Albert Pujols singled with one gone in the fourth, a great grab by JHK started an around-the-horn DP to finish the frame. Josh & Jordy led off with a singles, and an out later Jeff bunted them along. JJ walked, and so did Cutch (after falling behind 0-2) for a bloodless RBI and the lead. Jeff tossed a clean fifth. JHK walked, but no damage resulted despite a couple of smoked balls that found gloves. Shane Robinson tied the match again, turning on a inside heater and sneaking it just inside the foul pole in left. After a knock, Jeff settled in and retired the Halos. Cam Bedrosian took the hill for LA. JJ walked with two away, but Cutch was rung up on pitch that wasn't close.

The Angel's opened the seventh with a single and bunt, but Jeff left the Halo at second. Fernando Salas got the call, and Gregory greeted him with a 451' crush job into the top of the Clemente Wall bleachers. Starling followed with a infield single and went to second after a rushed throw went astray. JHK lined out, but Josh brought home the insurance run with a knock to left.
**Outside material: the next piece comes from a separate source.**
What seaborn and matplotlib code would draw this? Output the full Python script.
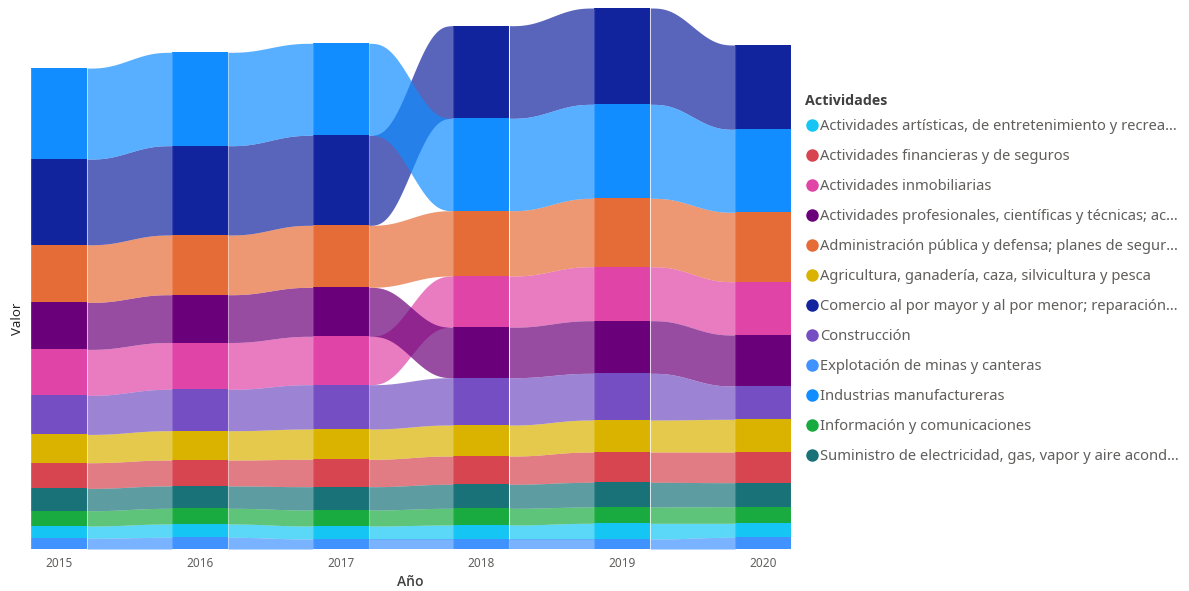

Jordy walked, and with two gone, Matt Joyce grabbed a bat; the Angels countered with lefty Greg Mahle. The matchup didn't work; Joyce lost a baseball in the shrubbery 439' away to make it an 8-3 game.
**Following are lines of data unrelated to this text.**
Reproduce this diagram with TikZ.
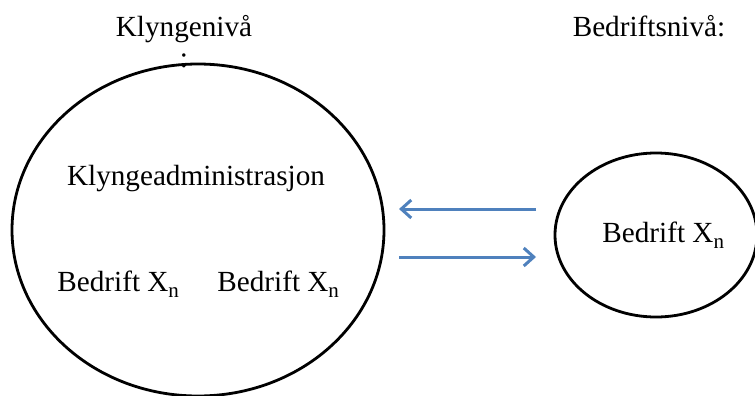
\documentclass[tikz,border=0pt]{standalone}
\usepackage{fontspec}
\setmainfont{Liberation Serif}
\usetikzlibrary{shapes.geometric,arrows.meta}
\definecolor{arrowblue}{RGB}{79,129,189}
\newcommand{\bx}{Bedrift X\raisebox{-0.45ex}{\fontsize{10.5}{12}\selectfont n}}
\begin{document}
\begin{tikzpicture}[x=0.5pt,y=-0.5pt,
  lbl/.style={font=\fontsize{14.6}{17.5}\selectfont, inner sep=0pt},
  oval/.style={ellipse, draw=black, line width=1.4pt, inner sep=0pt},
  arr/.style={draw=arrowblue, line width=1.5pt, -{Straight Barb[length=5pt,width=9pt,line width=1.5pt]}}]
\useasboundingbox (0,0) rectangle (755,396);
\node[oval, minimum width=186pt, minimum height=166pt] (big) at (198,230) {};
\node[oval, minimum width=101pt, minimum height=82pt] (small) at (656,235) {};
\node[lbl, align=center, anchor=base] (klynge) at (184,68) {Klyngenivå\\[-1.5pt]:};
\node[lbl, anchor=base] (bedniv) at (649,36) {Bedriftsnivå:};
\node[lbl, anchor=base] (adm) at (196,185) {Klyngeadministrasjon};
\node[lbl, anchor=base west] (b1) at (57,291) {\bx};
\node[lbl, anchor=base west] (b2) at (217,291) {\bx};
\node[lbl, anchor=base west] (b3) at (602,242) {\bx};
\coordinate (a1s) at (536,209);
\coordinate (a1e) at (399,209);
\coordinate (a2s) at (399,257);
\coordinate (a2e) at (536,257);
\draw[arr] (a1s) -- (a1e);
\draw[arr] (a2s) -- (a2e);
\end{tikzpicture}
\end{document}
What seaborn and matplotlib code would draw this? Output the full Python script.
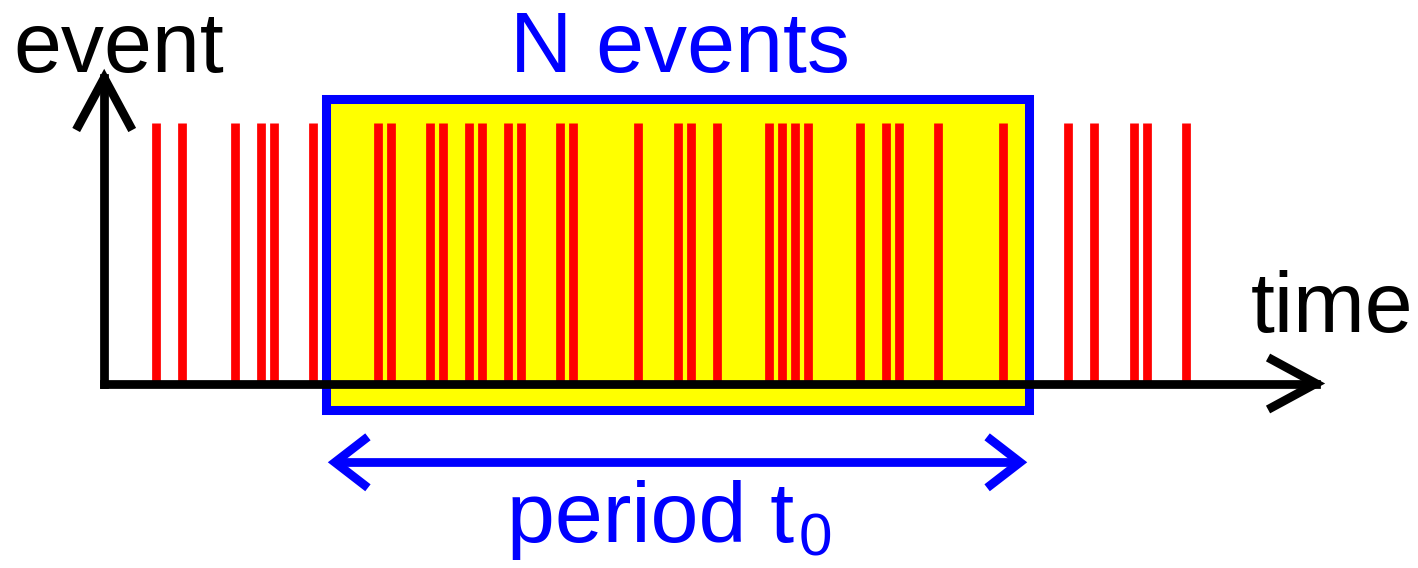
import matplotlib
matplotlib.use("Agg")
import matplotlib.pyplot as plt
from matplotlib.patches import Rectangle
import seaborn as sns
import pandas as pd

# ---- data ----
event_times = [4, 6, 10, 12, 13, 16, 21, 22, 25, 26, 28, 29, 31, 32, 35, 36,
               41, 44, 45, 47, 51, 52, 53, 54, 58, 60, 61, 64, 69, 74, 76, 79,
               80, 83]
period_start = 17
period_end = 71
axis_end = 93
labels = {"y": "event", "x": "time", "box": "N events", "period": "period t", "sub": "0"}

# ---- style ----
sns.set_theme(style="white")
plt.rcParams["font.family"] = ["Liberation Sans", "DejaVu Sans"]

W, H, DPI = 1418, 568, 100
PX_PER_T = 13.03
ORIGIN_PX = 104.2
AXIS_Y_PX = 383.5
PX_PER_Y = 260.0

xlim = (-ORIGIN_PX / PX_PER_T, (W - ORIGIN_PX) / PX_PER_T)
ylim = (-(H - AXIS_Y_PX) / PX_PER_Y, AXIS_Y_PX / PX_PER_Y)

RED, BLUE, YEL, BLK = "#FF0000", "#0000FF", "#FFFF00", "#000000"
LW = 6.3
FS = 62

fig = plt.figure(figsize=(W / DPI, H / DPI), dpi=DPI)

def make_axes(rect, z):
    a = fig.add_axes(rect, zorder=z)
    a.set_axis_off()
    a.patch.set_visible(False)
    return a

ax_bg = make_axes([0, 0, 1, 1], 0)
ax_bg.set_xlim(*xlim); ax_bg.set_ylim(*ylim)

box_bottom, box_top = -0.1, 1.094
ax_bg.add_patch(Rectangle((period_start, box_bottom), period_end - period_start,
                          box_top - box_bottom, facecolor=YEL, edgecolor="none"))

# event axes: bottom at time axis, top at event height
ev_top_px = 123.3
ax_ev = make_axes([0, (H - AXIS_Y_PX) / H, 1, (AXIS_Y_PX - ev_top_px) / H], 1)
df = pd.DataFrame({"t": event_times})
sns.rugplot(data=df, x="t", height=1.0, ax=ax_ev, color=RED, linewidth=LW,
            expand_margins=False)
ax_ev.set_xlim(*xlim); ax_ev.set_ylim(0, 1)

ax = make_axes([0, 0, 1, 1], 2)
ax.set_xlim(*xlim); ax.set_ylim(*ylim)

ax.add_patch(Rectangle((period_start, box_bottom), period_end - period_start,
                       box_top - box_bottom, facecolor="none", edgecolor=BLUE,
                       linewidth=6.5, joinstyle="miter"))

# time axis
ax.plot([0, axis_end], [0, 0], color=BLK, lw=LW, solid_capstyle="projecting")
ax.plot([axis_end - 3.68, axis_end, axis_end - 3.68], [0.1, 0, -0.1], color=BLK,
        lw=LW, solid_joinstyle="miter", solid_capstyle="butt")
# event axis
v_top = 1.175
ax.plot([0, 0], [0, v_top], color=BLK, lw=LW, solid_capstyle="projecting")
ax.plot([-2.15, 0, 2.15], [v_top - 0.2, v_top, v_top - 0.2], color=BLK,
        lw=LW, solid_joinstyle="miter", solid_capstyle="butt")

# period double arrow
ya = -(462.3 - AXIS_Y_PX) / PX_PER_Y
inset = 0.71
l, r = period_start + inset, period_end - inset
ax.plot([l, r], [ya, ya], color=BLUE, lw=LW, solid_capstyle="butt")
ax.plot([l + 2.53, l, l + 2.53], [ya + 0.098, ya, ya - 0.098], color=BLUE, lw=LW,
        solid_joinstyle="miter", solid_capstyle="butt")
ax.plot([r - 2.53, r, r - 2.53], [ya + 0.098, ya, ya - 0.098], color=BLUE, lw=LW,
        solid_joinstyle="miter", solid_capstyle="butt")

def ftext(px, py, s, color, size):
    fig.text(px / W, 1 - py / H, s, color=color, fontsize=size,
             ha="left", va="baseline", zorder=5)

ftext(13, 71.7, labels["y"], BLK, FS)
ftext(510, 72, labels["box"], BLUE, FS)
ftext(1251, 331.7, labels["x"], BLK, FS)
ftext(507, 541.7, labels["period"], BLUE, FS)
ftext(799, 555, labels["sub"], BLUE, FS * 0.7)

fig.savefig("out.png", dpi=DPI)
Tony Watson took over in the eighth and walked the first hitter on four pitches, followed by an RBI double by Escobar. Another run scoring knock followed. After an out, the Angels blooped another hit, putting Halos on the corner after Cutch couldn't handle the flare cleanly. Clint waved in Neftali Feliz. A grounder that was too weak to turn and a two bagger made it 8-7 before he mopped up.

It was J-Hay all day (photo Dave Arrigo/Pirates)
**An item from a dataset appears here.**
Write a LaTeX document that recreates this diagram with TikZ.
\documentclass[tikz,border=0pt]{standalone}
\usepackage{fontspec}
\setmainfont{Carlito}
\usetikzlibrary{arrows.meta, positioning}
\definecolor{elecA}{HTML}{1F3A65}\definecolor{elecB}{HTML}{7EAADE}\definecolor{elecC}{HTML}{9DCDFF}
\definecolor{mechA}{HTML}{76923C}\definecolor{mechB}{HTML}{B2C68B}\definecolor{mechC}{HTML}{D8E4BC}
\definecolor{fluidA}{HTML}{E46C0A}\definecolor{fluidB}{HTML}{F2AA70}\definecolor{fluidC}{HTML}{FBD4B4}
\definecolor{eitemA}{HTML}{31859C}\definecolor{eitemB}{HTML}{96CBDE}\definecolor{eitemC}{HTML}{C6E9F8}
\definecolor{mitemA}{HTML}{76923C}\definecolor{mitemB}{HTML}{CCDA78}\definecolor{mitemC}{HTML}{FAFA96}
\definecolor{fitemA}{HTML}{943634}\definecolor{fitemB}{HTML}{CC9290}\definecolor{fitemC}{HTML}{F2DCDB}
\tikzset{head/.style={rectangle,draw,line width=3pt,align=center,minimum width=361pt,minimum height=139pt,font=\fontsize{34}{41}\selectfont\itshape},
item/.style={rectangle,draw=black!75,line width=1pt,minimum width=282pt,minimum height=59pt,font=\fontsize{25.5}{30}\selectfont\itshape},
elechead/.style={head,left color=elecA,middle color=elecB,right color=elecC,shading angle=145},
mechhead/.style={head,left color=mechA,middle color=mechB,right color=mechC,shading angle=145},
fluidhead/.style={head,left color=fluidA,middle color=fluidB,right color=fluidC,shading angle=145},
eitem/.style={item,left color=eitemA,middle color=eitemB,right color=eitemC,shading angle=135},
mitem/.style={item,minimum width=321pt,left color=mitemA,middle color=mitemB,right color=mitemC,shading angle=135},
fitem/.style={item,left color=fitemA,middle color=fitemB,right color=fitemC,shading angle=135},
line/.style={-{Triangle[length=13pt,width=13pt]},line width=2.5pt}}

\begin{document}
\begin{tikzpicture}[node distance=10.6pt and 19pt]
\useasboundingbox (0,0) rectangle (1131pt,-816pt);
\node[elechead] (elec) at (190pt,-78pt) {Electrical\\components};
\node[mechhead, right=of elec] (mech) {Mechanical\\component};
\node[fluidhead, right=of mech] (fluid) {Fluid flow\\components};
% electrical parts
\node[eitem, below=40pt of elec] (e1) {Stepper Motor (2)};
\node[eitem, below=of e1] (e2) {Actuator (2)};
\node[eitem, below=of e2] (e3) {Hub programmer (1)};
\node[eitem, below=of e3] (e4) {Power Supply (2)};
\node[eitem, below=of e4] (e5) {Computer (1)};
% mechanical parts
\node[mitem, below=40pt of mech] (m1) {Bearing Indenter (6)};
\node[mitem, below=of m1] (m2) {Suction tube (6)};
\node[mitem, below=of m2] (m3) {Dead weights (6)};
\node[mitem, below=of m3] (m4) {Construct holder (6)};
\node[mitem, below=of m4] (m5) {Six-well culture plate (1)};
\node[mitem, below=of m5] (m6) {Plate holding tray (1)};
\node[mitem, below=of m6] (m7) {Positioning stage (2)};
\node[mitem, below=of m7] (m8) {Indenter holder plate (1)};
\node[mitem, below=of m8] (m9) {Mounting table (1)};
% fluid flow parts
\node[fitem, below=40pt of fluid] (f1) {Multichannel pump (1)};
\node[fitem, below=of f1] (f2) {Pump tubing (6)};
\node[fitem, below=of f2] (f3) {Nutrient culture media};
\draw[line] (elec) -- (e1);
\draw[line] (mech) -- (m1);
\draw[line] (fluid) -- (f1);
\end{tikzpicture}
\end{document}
Joe Smith walked Cutch to open the Pirate half, but he was picked off on his way to second 1-3-6; the pickoff move looked a lot like a balk. Gregory was rung up on a pitch that wasn't near the zone; mama said there'd be innings like this. Starling walked and stole second, followed by JHK getting plunked without, so far as we can tell, injury. J-Hay ended a frustrating frame by drilling an at 'em ball to third. It was Shark time in the ninth and he returned some sanity to the game with a 1-2-3 frame to finally get the win in the books.

The losing streak was snapped at four, but not without drama. A big lead almost loss, umps being ornery, 10 stranded runners...but it worked out. Now for the series rubber match tomorrow.

  • Starling Marte in the past two games: two singles, two doubles, triple, homer and walk.
  • Josh had a day, too, going 3-for-5 with two runs and a RBI.
  • Matt Joyce has hit four pinch hit homers for the Bucs with just 31 PAs as a PH. In that role, he's gotten eight hits, drawn eight walks and has 13 RBI to go with eight runs scored.
  • And let's not forget JHK - in 20 starts and 77 AB, he has eight homers and 21 RBI.
  • Jeff Locke has changed his style to go after hitters. He may be giving up fly balls and homers thx to the change, but he's also walked just one batter in his last 20-1/3 innings. It's also kept him in loner. In his last eight starts, he's only failed to go six innings once and gone seven or more four times.
  • The game drew 31,505 to the ballyard.